A nameless man returns to the desert settlement of his old friend Uiziya in the hopes that she can give him a name and identity. He has transitioned from female to male and is struggling with his place in his strictly gender-segregated tribe. Uiziya is a weaver awaiting the return of her aunt Benesret, who has promised to teach her the art of magical weaving and the Four Profound Weaves. The two journey into the desert to search for Benesret. Uiziya is injured by both an assassin and Benesret, and the nameless man takes her to his home city of Iyar. They attract the attention of The Collector, who kidnaps Uiziya so she can weave from Death for him. The two defeat The Collector. The nameless man claims a new name, Kaveh-nen-Kimri; he and Uiziya promise to explore the desert further together.

==Major themes==

The novella discusses the relationship between transgender identity and death. Uiziya learns to weave cloth from Death itself, and the nameless man learns that he is "dead inside" throughout his journey. Some transgender people feel that their pre-transition lives are a type of "waking death", and transgender people are victims of murder at higher rates than cisgender people. The story also discusses the intersectionality between discrimination based on gender identity and age.

==Background==

Lemberg has published short stories and poems in the Birdverse before, most frequently in the literary magazine Beneath Ceaseless Skies. The Four Profound Weaves is their first full-length work set in this shared universe.

==Reception==

The novella has received widespread praise from many critics and readers.

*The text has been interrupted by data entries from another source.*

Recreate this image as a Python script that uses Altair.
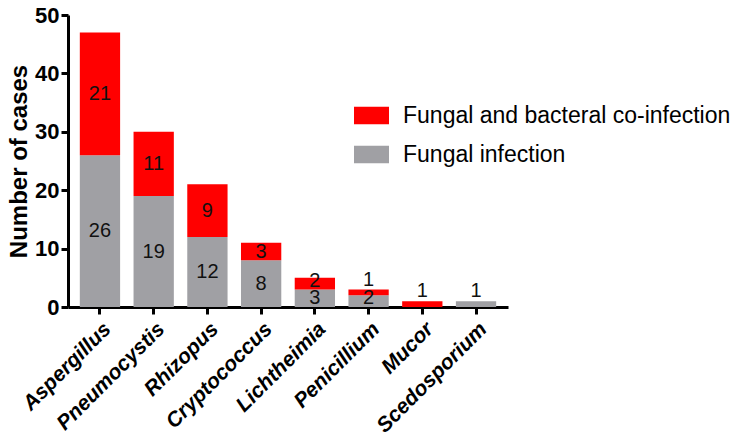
import altair as alt
import pandas as pd

genera = ["Aspergillus", "Pneumocystis", "Rhizopus", "Cryptococcus",
          "Lichtheimia", "Penicillium", "Mucor", "Scedosporium"]
fungal_only = [26, 19, 12, 8, 3, 2, 0, 1]
co_infection = [21, 11, 9, 3, 2, 1, 1, 0]
series_names = ["Fungal and bacteral co-infection", "Fungal infection"]
series_colors = ["#ff0000", "#a0a0a4"]

rows = []
for g, f, c in zip(genera, fungal_only, co_infection):
    rows.append({"genus": g, "series": series_names[1], "cases": f, "ord": 0})
    rows.append({"genus": g, "series": series_names[0], "cases": c, "ord": 1})
df = pd.DataFrame(rows)

FONT = "Liberation Sans"

base = alt.Chart(df).transform_stack(
    stack="cases", groupby=["genus"], as_=["y0", "y1"],
    sort=[alt.SortField("ord", order="ascending")]
)

xenc = alt.X("genus:N", sort=genera, title=None,
             scale=alt.Scale(paddingInner=0.25, paddingOuter=0.22),
             axis=alt.Axis(labelAngle=-45, labelFont=FONT, labelFontSize=21,
                           labelFontWeight="bold", labelFontStyle="italic",
                           labelColor="black", labelPadding=4,
                           domainColor="black", domainWidth=3,
                           tickColor="black", tickWidth=3, tickSize=7))

bars = base.mark_bar().encode(
    x=xenc,
    y=alt.Y("y0:Q", title="Number of cases",
            scale=alt.Scale(domain=[0, 50], nice=False),
            axis=alt.Axis(values=[0, 10, 20, 30, 40, 50], grid=False,
                          labelFont=FONT, labelFontSize=22, labelFontWeight="bold",
                          labelColor="black", labelPadding=2,
                          titleFont=FONT, titleFontSize=24, titleFontWeight="bold",
                          titleColor="black", titlePadding=3,
                          domainColor="black", domainWidth=3,
                          tickColor="black", tickWidth=3, tickSize=7)),
    y2="y1:Q",
    color=alt.Color("series:N",
                    scale=alt.Scale(domain=series_names, range=series_colors),
                    legend=alt.Legend(title=None, orient="none", legendX=286, legendY=83,
                                      labelFont=FONT, labelFontSize=23, labelColor="black",
                                      symbolType="M-1,-0.5L1,-0.5L1,0.5L-1,0.5Z",
                                      symbolSize=1225, symbolStrokeWidth=0,
                                      symbolOpacity=1, rowPadding=9, labelOffset=14,
                                      labelLimit=400)),
)

labels = base.transform_filter("datum.cases > 0").transform_calculate(
    pos="datum.cases <= 1 ? datum.y1 + 1.7 : max((datum.y0 + datum.y1) / 2, datum.y0 + 1.5)"
).mark_text(font=FONT, fontSize=20, color="#111111", baseline="middle").encode(
    x=alt.X("genus:N", sort=genera),
    y=alt.Y("pos:Q"),
    text=alt.Text("cases:Q"),
)

chart = alt.layer(bars, labels).properties(
    width=440, height=292,
    autosize=alt.AutoSizeParams(type="none"),
    padding={"left": 60, "top": 7, "right": 226, "bottom": 127},
).configure_view(stroke=None).configure_axis(grid=False)

chart.save("out.html", embed_options={"renderer": "svg", "actions": False})
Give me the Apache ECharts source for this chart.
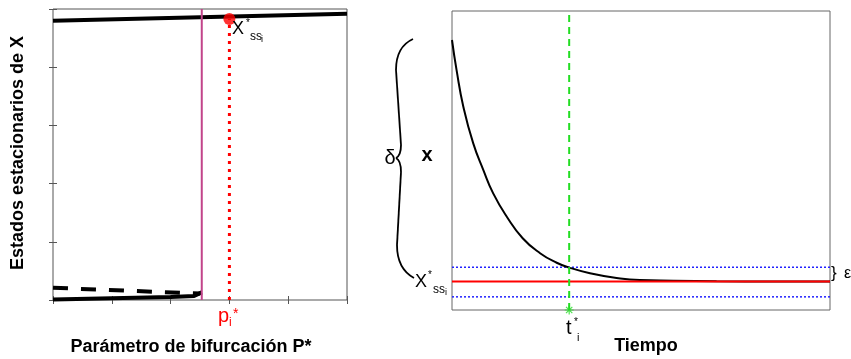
<!DOCTYPE html>
<html>
<head>
<meta charset="utf-8">
<script src="https://cdn.jsdelivr.net/npm/echarts@6/dist/echarts.min.js"></script>
<style>
html,body{margin:0;padding:0;background:#fff;}
#c{width:851px;height:359px;}
</style>
</head>
<body>
<div id="c"></div>
<script>
// ---- Left panel: bifurcation diagram ----
var upperBranch = [[0, 4.80], [5, 4.92]];
var lowerStable = [[0, 0.01], [1, 0.03], [2, 0.05], [2.4, 0.07], [2.53, 0.13]];
var unstableBranch = [[0, 0.21], [2.5, 0.11]];
var bifurcationP = 2.53;
var pStar = 3.0;
var xssAtPStar = 4.83;

// ---- Right panel: time course ----
var timeVals = [0, 0.12, 0.30, 0.56, 0.83, 1.09, 1.45, 1.87, 2.33, 2.77, 3.12, 3.65, 4.27, 4.97, 5.85, 7.0, 8.5, 10];
var xVals    = [90.3, 80.3, 68.0, 55.8, 46.8, 39.0, 31.2, 24.0, 19.0, 15.8, 14.1, 12.3, 10.9, 10.0, 9.8, 9.6, 9.5, 9.5];
var xss = 9.5;
var epsUpper = 14.3;
var epsLower = 4.4;
var tStar = 3.1;

var FONT = "'Liberation Sans', Arial, Helvetica, sans-serif";

var curve = timeVals.map(function (t, i) { return [t, xVals[i]]; });

var chart = echarts.init(document.getElementById('c'), null, {renderer: 'canvas'});

function txt(text, x, y, size, opts) {
  opts = opts || {};
  return {
    type: 'text', x: x, y: y, rotation: opts.rotation || 0, z: 100,
    style: {
      text: text, x: 0, y: 0,
      font: (opts.bold ? 'bold ' : '') + size + 'px ' + FONT,
      fill: opts.color || '#000',
      textAlign: opts.align || 'left',
      textVerticalAlign: 'middle'
    }
  };
}
function bz(x1, y1, c1x, c1y, c2x, c2y, x2, y2) {
  return {type: 'bezierCurve', z: 100,
    shape: {x1: x1, y1: y1, cpx1: c1x, cpy1: c1y, cpx2: c2x, cpy2: c2y, x2: x2, y2: y2},
    style: {stroke: '#000', lineWidth: 1.8, fill: null}};
}

var tickStyle = {show: true, inside: true, length: 4, lineStyle: {color: '#555', width: 1}};

var option = {
  animation: false,
  backgroundColor: '#fff',
  grid: [
    {left: 53, top: 9, right: 504, bottom: 59, show: true, borderColor: '#555', borderWidth: 1, backgroundColor: 'transparent'},
    {left: 452, top: 11, right: 21, bottom: 49, show: true, borderColor: '#666', borderWidth: 1, backgroundColor: 'transparent'}
  ],
  xAxis: [
    {gridIndex: 0, type: 'value', min: 0, max: 5, interval: 1, axisLine: {show: false}, axisTick: tickStyle, axisLabel: {show: false}, splitLine: {show: false}},
    {gridIndex: 0, type: 'value', position: 'top', min: 0, max: 5, interval: 1, axisLine: {show: false}, axisTick: tickStyle, axisLabel: {show: false}, splitLine: {show: false}},
    {gridIndex: 1, type: 'value', min: 0, max: 10, axisLine: {show: false}, axisTick: {show: false}, axisLabel: {show: false}, splitLine: {show: false}}
  ],
  yAxis: [
    {gridIndex: 0, type: 'value', min: 0, max: 5, interval: 1, axisLine: {show: false}, axisTick: tickStyle, axisLabel: {show: false}, splitLine: {show: false}},
    {gridIndex: 0, type: 'value', position: 'right', min: 0, max: 5, interval: 1, axisLine: {show: false}, axisTick: tickStyle, axisLabel: {show: false}, splitLine: {show: false}},
    {gridIndex: 1, type: 'value', min: 0, max: 100, axisLine: {show: false}, axisTick: {show: false}, axisLabel: {show: false}, splitLine: {show: false}}
  ],
  series: [
    {type: 'line', xAxisIndex: 0, yAxisIndex: 0, data: upperBranch, symbol: 'none', lineStyle: {color: '#000', width: 4}},
    {type: 'line', xAxisIndex: 0, yAxisIndex: 0, data: lowerStable, symbol: 'none', lineStyle: {color: '#000', width: 4}},
    {type: 'line', xAxisIndex: 0, yAxisIndex: 0, data: unstableBranch, symbol: 'none', lineStyle: {color: '#000', width: 4, type: [15, 13]}},
    {type: 'line', xAxisIndex: 0, yAxisIndex: 0, data: [[bifurcationP, 0], [bifurcationP, 5]], symbol: 'none', lineStyle: {color: '#c2448a', width: 2}},
    {type: 'line', xAxisIndex: 0, yAxisIndex: 0, data: [[pStar, 0], [pStar, xssAtPStar]], symbol: 'none', lineStyle: {color: '#ff0000', width: 3, type: [3, 5]}},
    {type: 'scatter', xAxisIndex: 0, yAxisIndex: 0, data: [[pStar, xssAtPStar]], symbol: 'circle', symbolSize: 12, itemStyle: {color: '#ff0000'}, z: 10},

    {type: 'line', xAxisIndex: 2, yAxisIndex: 2, data: [[0, epsUpper], [10, epsUpper]], symbol: 'none', lineStyle: {color: '#2222ff', width: 1.5, type: [2, 2]}},
    {type: 'line', xAxisIndex: 2, yAxisIndex: 2, data: [[0, epsLower], [10, epsLower]], symbol: 'none', lineStyle: {color: '#2222ff', width: 1.5, type: [2, 2]}},
    {type: 'line', xAxisIndex: 2, yAxisIndex: 2, data: curve, symbol: 'none', smooth: 0.5, lineStyle: {color: '#000', width: 2}},
    {type: 'line', xAxisIndex: 2, yAxisIndex: 2, data: [[0, xss], [10, xss]], symbol: 'none', lineStyle: {color: '#ff0000', width: 2}},
    {type: 'line', xAxisIndex: 2, yAxisIndex: 2, data: [[tStar, 0], [tStar, 100]], symbol: 'none', lineStyle: {color: '#22dd22', width: 2, type: [7, 5]}},
    {type: 'scatter', xAxisIndex: 2, yAxisIndex: 2, data: [[tStar, 0]], clip: false,
      symbol: 'path://M5,0L5,10M0,5L10,5M1.5,1.5L8.5,8.5M8.5,1.5L1.5,8.5', symbolSize: 9,
      itemStyle: {color: 'none', borderColor: '#22dd22', borderWidth: 1.2}, z: 12}
  ],
  graphic: [
    // axis titles
    txt('Estados estacionarios de X', 18, 153, 18, {bold: true, rotation: Math.PI / 2, align: 'center'}),
    txt('Parámetro de bifurcación P*', 191, 347, 18, {bold: true, align: 'center'}),
    txt('Tiempo', 646, 346, 18, {bold: true, align: 'center'}),
    txt('x', 427, 155, 20, {bold: true, align: 'center'}),
    // left annotations
    txt('X', 232, 29, 18),
    txt('*', 246, 23, 10),
    txt('ss', 250, 37, 12),
    txt('i', 261, 40, 9),
    txt('p', 218, 316, 20, {color: '#ff0000'}),
    txt('i', 229, 323, 12, {color: '#ff0000'}),
    txt('*', 233, 314, 14, {color: '#ff0000'}),
    // right annotations
    txt('δ', 390, 158, 20, {align: 'center'}),
    txt('X', 415, 282, 18),
    txt('*', 428, 275, 10),
    txt('ss', 433, 290, 12),
    txt('i', 445, 293, 9),
    txt('t', 566, 328, 20),
    txt('*', 574, 322, 10),
    txt('i', 577, 338, 11),
    txt('}', 831, 273, 17),
    txt('ε', 844, 274, 16),
    // delta brace
    bz(413, 39, 402, 44, 396, 54, 396, 70),
    {type: 'line', z: 100, shape: {x1: 396, y1: 70, x2: 401, y2: 145}, style: {stroke: '#000', lineWidth: 1.8}},
    bz(401, 145, 401, 152, 400, 156, 396, 158),
    bz(396, 158, 400, 160, 401, 165, 401, 172),
    {type: 'line', z: 100, shape: {x1: 401, y1: 172, x2: 397, y2: 245}, style: {stroke: '#000', lineWidth: 1.8}},
    bz(397, 245, 397, 262, 403, 272, 414, 278)
  ]
};
chart.setOption(option);
</script>
</body>
</html>
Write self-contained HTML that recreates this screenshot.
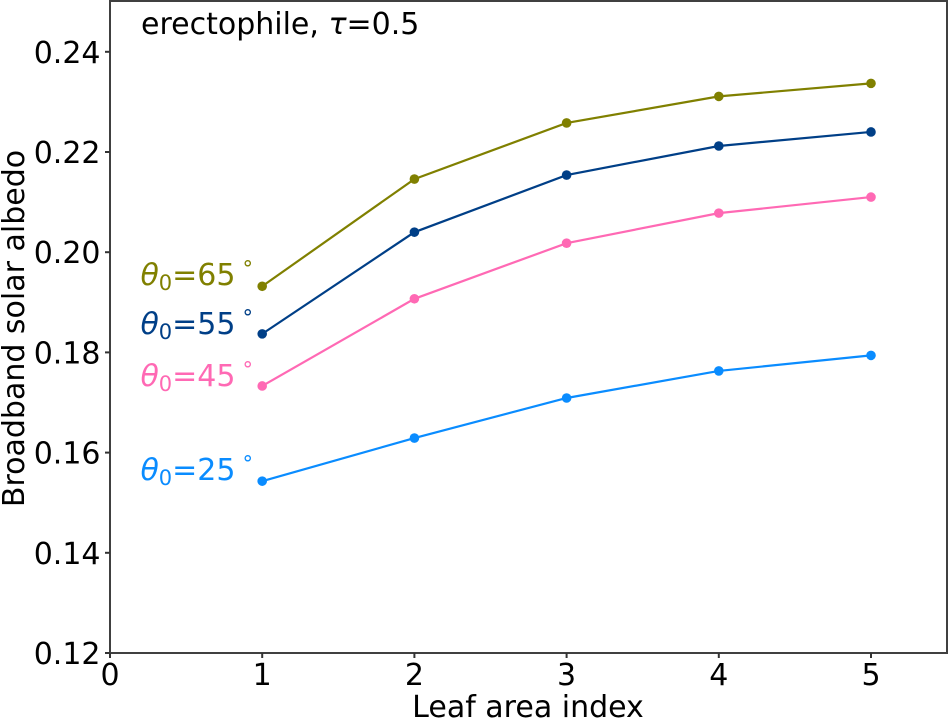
<!DOCTYPE html>
<html>
<head>
<meta charset="utf-8">
<style>
html,body{margin:0;padding:0;background:#fff;}
svg{display:block;}
text{font-family:"DejaVu Sans","Liberation Sans",sans-serif;}
</style>
</head>
<body>
<svg id="chart" width="948" height="718" viewBox="0 0 948 718" xmlns="http://www.w3.org/2000/svg"></svg>
<script>
const xTicks = [0, 1, 2, 3, 4, 5];
const yTicks = [0.12, 0.14, 0.16, 0.18, 0.20, 0.22, 0.24];
const yTickLabels = ["0.12", "0.14", "0.16", "0.18", "0.20", "0.22", "0.24"];
const lai = [1, 2, 3, 4, 5];
const theta65 = [0.1932, 0.2146, 0.2258, 0.2311, 0.2337];
const theta55 = [0.1837, 0.2040, 0.2154, 0.2212, 0.2240];
const theta45 = [0.1733, 0.1907, 0.2018, 0.2078, 0.2110];
const theta25 = [0.1543, 0.1629, 0.1709, 0.1763, 0.1794];
const angleNames = ["65", "55", "45", "25"];
const labelValues = [0.1954, 0.1857, 0.1753, 0.1565];
const labelXValue = 0.2;

const NS = 'http://www.w3.org/2000/svg';
const svg = document.getElementById('chart');
const X = v => 110 + v * 152.2;
const Y = v => 653 - (v - 0.12) * 5010;
function mk(tag, attrs, parent) {
  const e = document.createElementNS(NS, tag);
  for (const k in attrs) e.setAttribute(k, attrs[k]);
  (parent || svg).appendChild(e);
  return e;
}
const colors = ['#808000', '#003f87', '#ff69b4', '#0a8cff'];
const seriesList = [theta65, theta55, theta45, theta25];

seriesList.forEach((vals, i) => {
  const g = mk('g', {});
  
  
  const line = mk('polyline', {
    points: vals.map((v, j) => X(lai[j]) + ',' + Y(v)).join(' '),
    fill: 'none', stroke: colors[i], 'stroke-width': 2.2
  }, g);
  
  
  vals.forEach((v, j) => {
    const c = mk('circle', { cx: X(lai[j]), cy: Y(v), r: 4.8, fill: colors[i] }, g);
    
    
  });
  const t = mk('text', { x: X(labelXValue), y: Y(labelValues[i]) + 10, fill: colors[i], 'font-size': 30 }, g);
  
  
  const th = mk('tspan', { 'font-style': 'italic' }, t);
  th.textContent = 'θ';
  const sub = mk('tspan', { 'font-size': 21, dy: 5 }, t);
  sub.textContent = '0';
  const rest = mk('tspan', { dy: -5 }, t);
  rest.textContent = '=' + angleNames[i];
  const deg = mk('tspan', { 'font-size': 21, dy: -9, dx: 7 }, t);
  deg.textContent = '°';
});

const frame = mk('rect', { x: 110, y: 1, width: 837, height: 652, fill: 'none', stroke: '#404040', 'stroke-width': 2 });



xTicks.forEach(v => {
  const l = mk('line', { x1: X(v), x2: X(v), y1: 653, y2: 658, stroke: '#333', 'stroke-width': 2 });
  
  
  const t = mk('text', { x: X(v), y: 685, 'text-anchor': 'middle', 'font-size': 30, fill: '#000' });
  
  
  t.textContent = v;
});
yTicks.forEach((v, i) => {
  const l = mk('line', { x1: 105, x2: 110, y1: Y(v), y2: Y(v), stroke: '#333', 'stroke-width': 2 });
  
  
  const t = mk('text', { x: 100.5, y: Y(v) + 11, 'text-anchor': 'end', 'font-size': 30, fill: '#000' });
  
  
  t.textContent = yTickLabels[i];
});

const xt = mk('text', { x: 528, y: 717, 'text-anchor': 'middle', 'font-size': 30, fill: '#000' });


xt.textContent = 'Leaf area index';

const yt = mk('text', { x: 0, y: 0, 'text-anchor': 'middle', 'font-size': 30, fill: '#000', transform: 'translate(24,328.5) rotate(-90)' });


yt.textContent = 'Broadband solar albedo';

const title = mk('text', { x: 141, y: 34, 'font-size': 30, fill: '#000' });


const t1 = mk('tspan', {}, title);
t1.textContent = 'erectophile, ';
const t2 = mk('tspan', { 'font-style': 'italic' }, title);
t2.textContent = 'τ';
const t3 = mk('tspan', {}, title);
t3.textContent = '=0.5';
</script>
</body>
</html>
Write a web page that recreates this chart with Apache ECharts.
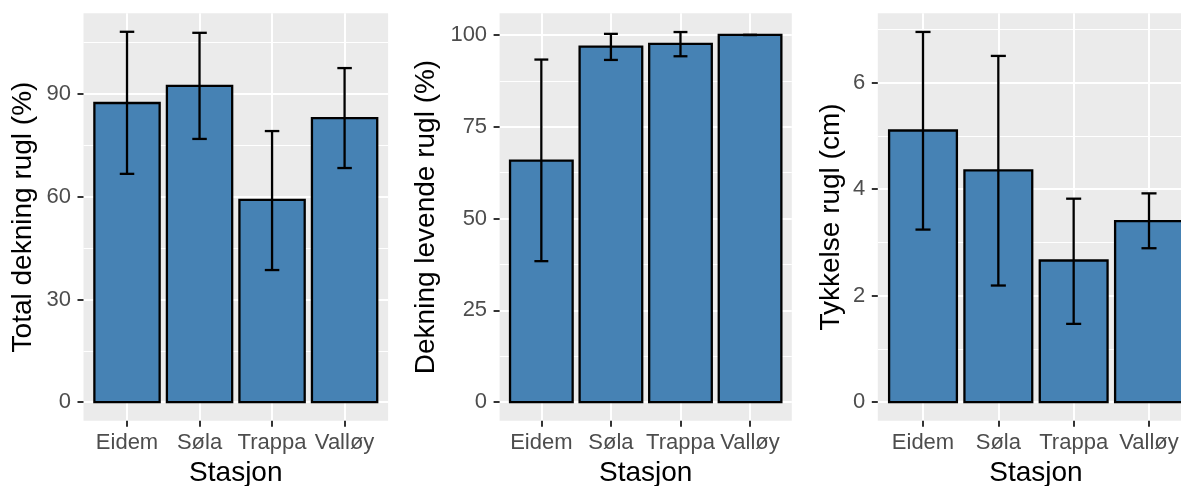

Reviews have praised the novella for its lyrical writing, and inclusion of two elderly transgender narrators in an accurate discussion of aging. A review from Locus praised the succinct prose and worldbuilding, calling it "one of the most beautifully written fantasies of the year". In a starred review, Publishers Weekly called it an "outstanding debut novel" and praised its "deeply considered, evocative" characterization. New York Journal of Books called it "a beautifully articulated exploration of queer identity and transformation" and called Lemberg's prose "rhythmic and haunting". Ms. Magazine called it "a wonder of identity, evolution and bravery in a time when we need it most".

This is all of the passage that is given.